The man who called Landon Donovan's goal against Algeria and narrated countless Premier League afternoons has made his pick for the 2026 World Cup: Brazil. In an era when the Seleção have become synonymous with quarterfinal collapses and tactical confusion, Ian Darke's prediction reads less like analysis and more like a prayer.

Darke's reasoning, laid out in his ESPN preview, leans on Brazil's embarrassment of attacking riches and the tournament's expanded format giving them more margin for error. It's a reasonable enough thesis. But it also requires ignoring that Brazil haven't lifted the trophy since 2002 — a 24-year drought that has outlasted multiple golden generations and consumed managers who arrived as saviors and departed as cautionary tales.

The case for and against the favorites

The bookmakers have France and England as slight favorites, with Argentina's Lionel Scaloni seeking to defend the title won in Qatar. Brazil sit in the next tier, alongside Germany and host nation United States. Darke's contrarian pick acknowledges that Brazil's ceiling remains higher than almost anyone's — Vinícius Júnior, Rodrygo, and Endrick form an attack that would make most nations weep with envy.

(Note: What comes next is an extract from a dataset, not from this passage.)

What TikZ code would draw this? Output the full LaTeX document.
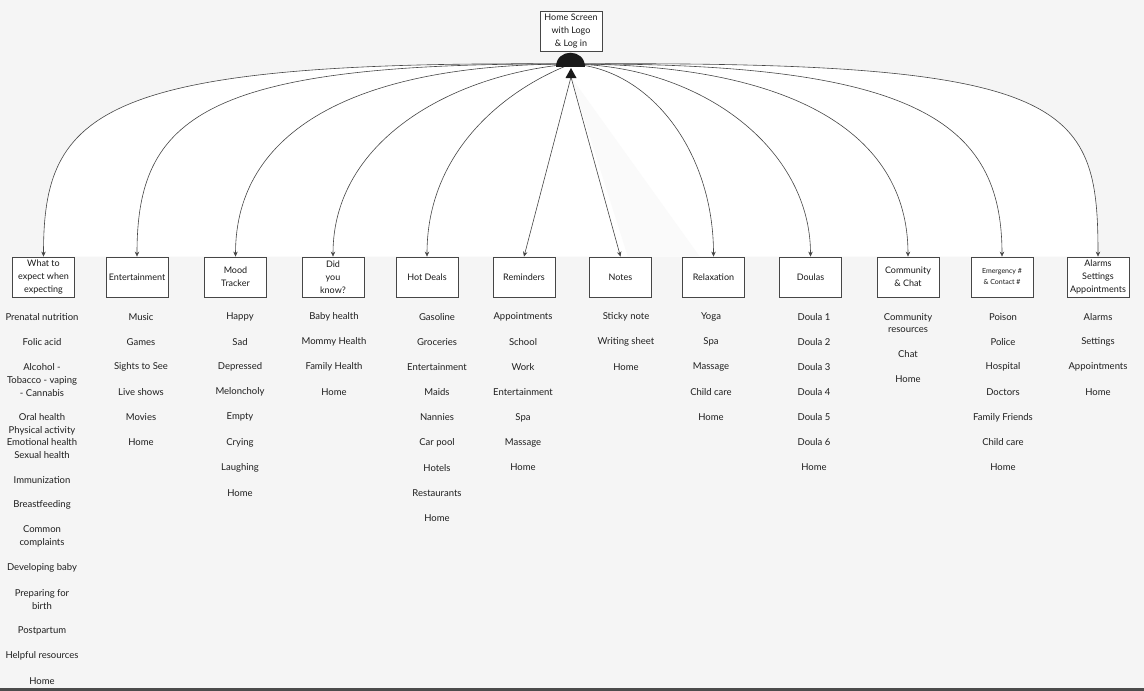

Yet Brazil's problem has never been talent. It's been the peculiar psychological weight of being Brazil, a team that plays every World Cup as if the ghost of 1970 is watching from the stands, judging every sideways pass as a betrayal of national identity. The 7-1 against Germany in 2014 didn't just end a tournament; it fractured something in the Brazilian football psyche that a dozen club trophies for their stars haven't repaired.

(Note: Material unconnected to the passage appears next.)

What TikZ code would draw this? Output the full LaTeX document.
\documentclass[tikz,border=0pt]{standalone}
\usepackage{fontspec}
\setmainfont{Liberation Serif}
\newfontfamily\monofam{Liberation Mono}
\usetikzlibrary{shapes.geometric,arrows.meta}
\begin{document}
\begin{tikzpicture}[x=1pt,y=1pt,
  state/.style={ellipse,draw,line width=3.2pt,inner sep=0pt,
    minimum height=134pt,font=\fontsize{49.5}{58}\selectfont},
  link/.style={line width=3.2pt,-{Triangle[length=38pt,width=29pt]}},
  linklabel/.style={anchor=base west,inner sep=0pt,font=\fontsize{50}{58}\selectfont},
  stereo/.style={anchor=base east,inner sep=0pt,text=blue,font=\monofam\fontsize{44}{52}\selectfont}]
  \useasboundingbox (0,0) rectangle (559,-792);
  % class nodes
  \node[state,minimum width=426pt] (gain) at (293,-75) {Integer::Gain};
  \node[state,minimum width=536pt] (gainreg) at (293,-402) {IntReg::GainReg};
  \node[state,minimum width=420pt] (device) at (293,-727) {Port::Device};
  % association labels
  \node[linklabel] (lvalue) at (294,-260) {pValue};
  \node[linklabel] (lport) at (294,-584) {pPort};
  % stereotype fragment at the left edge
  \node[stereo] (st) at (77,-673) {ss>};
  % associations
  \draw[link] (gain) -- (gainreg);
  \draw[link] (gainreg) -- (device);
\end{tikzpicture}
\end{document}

What Darke sees that others don't

The veteran commentator's optimism stems partly from the tournament's North American setting. Brazil have historically thrived in the Americas — they won the 1994 World Cup in the United States and the 2019 Copa América at home. The time zones suit South American preparation, the pitches will be immaculate, and the diaspora support will be enormous. In a competition where marginal gains matter, playing in front of 40,000 Brazilian fans in Miami or Los Angeles isn't nothing.

Darke also points to what he calls the "breakout star" factor — the tendency of World Cups to mint new legends rather than crown established ones. If Endrick, still just 19, announces himself on the global stage the way a young Ronaldo did in 1998, Brazil's tournament could take on an entirely different complexion.

Our take

Darke's prediction is romantic, which is precisely why it resonates. The World Cup needs Brazil to be Brazil — not the cautious, frightened version that has stumbled through recent tournaments, but the swaggering, joyful side that once made the sport look like an art form. Whether they can actually deliver is another matter entirely. But in a tournament that begins tomorrow with more chaos and controversy than any in recent memory, having one of the game's great voices bet on beauty feels almost defiant. Brazil probably won't win. But Darke is right to want them to.